It’s another great episode. As in, great example of what a multicam sitcom can do. What’s particularly interesting is Author, Author is the first episode credited to writers Don Seigel (not to be confused with Don Siegel, insert Dirty Harry reference here) and Jerry Perzigian. James Burrows directs, which is great, as the episode requires a great deal of sure-footed nimble moves. See, it’s the first Niles (David Hyde Pierce) and Frasier (Kelsey Grammer) episode. They try to write a book together. It does not go well.
But it doesn’t go well in multiple stages, starting right off with Grammer not really wanting to do it but getting talked into it because Hyde Pierce is facing a deadline and publisher Mako (who has an absolutely fantastic time in the small part) doesn’t want to take no for an answer. Especially not after finding out Hyde Pierce’s brother is the Frasier Crane from the radio.

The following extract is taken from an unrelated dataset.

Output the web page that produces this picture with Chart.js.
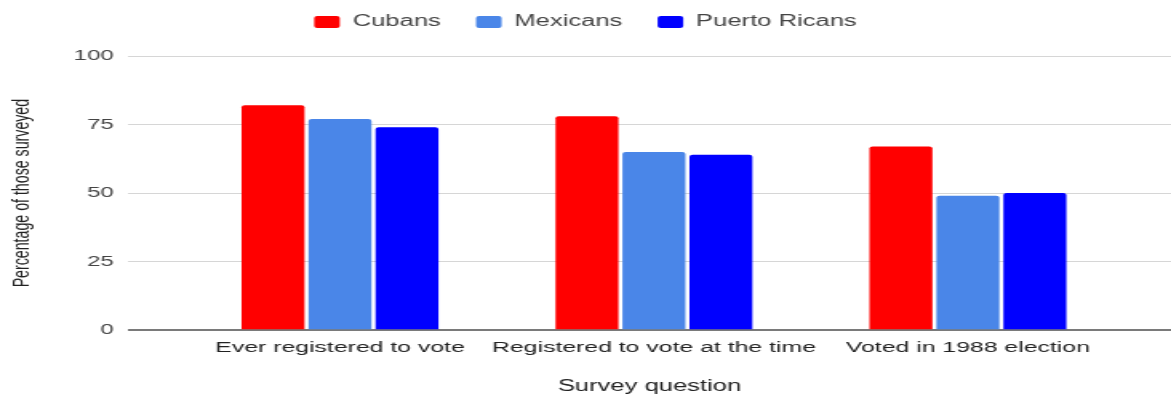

The brothers take a while to find the creative process—the book is going to be two eminent psychiatrists writing about the psychology of siblings—partially because they think they’re going to have a goldmine in anecdotes from dad John Mahoney, but then he ends up not being able to get past the little details. Lots of good one-liners in the scene with them. Jane Leeves is noticeably absent in that scene, though she shows up after the last commercial break for a good final punchline. Seigel and Perzigian also have a small scene for Peri Gilpin, who’s not happy to be part of Plan B, which involves Hyde Pierce sitting in on the radio show and taking notes as the brothers mine the callers for sibling anecdotes. The stuff with Hyde Pierce on the radio is great.
And nothing compared to Plan C, where the brothers lock themselves in a hotel room (a la the Gershwin Brothers) and try to work on the book.
Great dialogue, great performances from Hyde Pierce and Grammer (with Grammer getting into the physical comedy this time too).
It’s absolutely hilarious throughout, then a nice, wholesome but not too wholesome resolve. And another one of those great layered delay “Frasier” jokes. They’re not Chekhov’s guns, they’re Eddie’s muffins.